Yes. Every place I stated this included that it was an array and your previous code above used an array (the  is short-cut syntax for an array.) For the case where you weren’t using an array, you should have been getting a php error. Do you have php’s error_reporting set to E_ALL and display_errors set to ON so that php would help you by reporting and displaying all the errors it detects? These two settings should be in the php.ini on your system so that all errors will be reported. Stop and start your web server to get any changes made to the php.ini to take effect.
In most cases you should just let php catch and handle the error (you would not have a try/catch block in your code) where it will use its error_reporting, display_errors, and log_errors settings to control what happens with the actual error information. When learning, developing, and debugging code/queries you should display all errors (see the settings mentioned above.) When on a live/public server, you should log all errors (by changing the display_errors setting to OFF and the log_errors setting to ON.) For a data driven design, most database errors are fatal and there’s no point in doing more than displaying/logging the error and halting execution (which will all happen automatically if you let php catch and handle the exception.) The exception to this is when you are inserting/updating user supplied data and a duplicate value error occurs.

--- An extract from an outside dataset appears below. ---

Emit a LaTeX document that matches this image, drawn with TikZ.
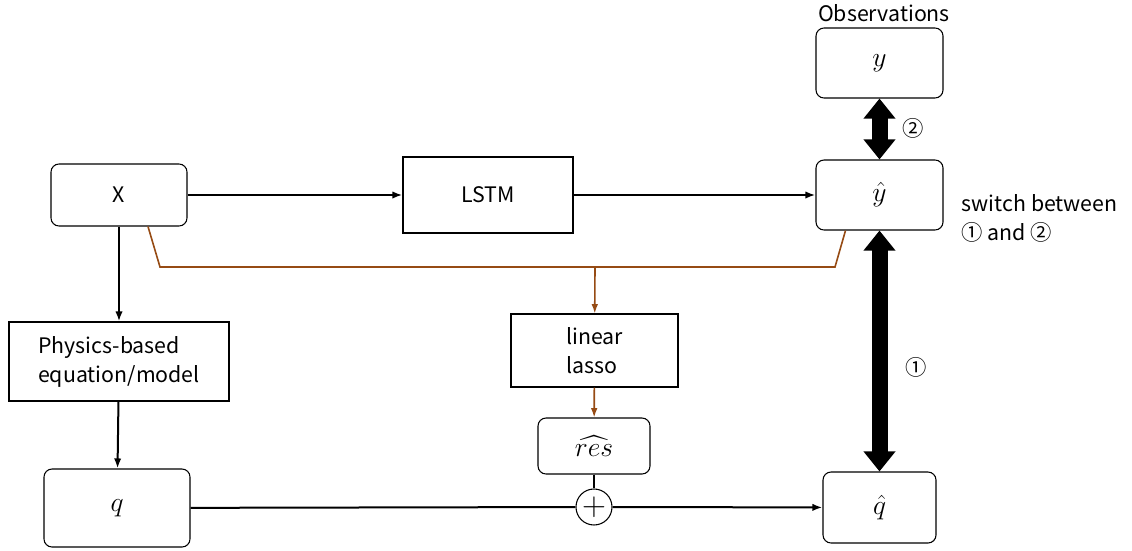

This is a recoverable application error. In this case you would have a try/catch block around the execution of the query, detect if the error number is for a duplicate key error (requires defining the data column(s) as a unique index), set up a user error message telling the user what was wrong with the data that was submitted, and continue program execution. If the error is not for a duplicate key, re-throw the exception and let php handle it.
See the error_reporting, display_errors, and log_errors settings mentioned in this reply.
The genera table you have in your example is the ‘defining’ table for the genera values. In addition to providing language translation, it should have an id (auto-increment) column that establishes a genera_id. You would also have defining tables for the other major taxonomic categories - Kingdom, Phylum, Class and Species. When you store data for each actual organism, you would use the ids established in these defining tables. To retrieve data, you would use a JOIN query to get the related values form the different tables.
There are two main reasons for using a prepared query -
To prevent sql special characters in external/unknown data from breaking the sql query syntax (which is how sql injection is accomplished.)
To save the time needed to communicate the sql query statement between php and the database server and the parsing and planning time of the sql query on the database server, when executing a query more than once during a single invocation of your script.
If an sql query has external/unknown data being supplied to it (executed once or multiple times with the same or different input values) use a prepped query. In those few cases where you need to execute an sql query, that doesn’t have any external/unknown data, more than once in a single invocation of your script, use a prepared query. Otherwise, use the ->query() method.
An issue with emulated prepared queries or using the PDO quote() method in your code is, if you haven’t set the character set that php is using to match the character set of your database tables, sql injection is still possible. Also, the emulation isn’t accurate, so there are functional differences between emulated and true prepared queries.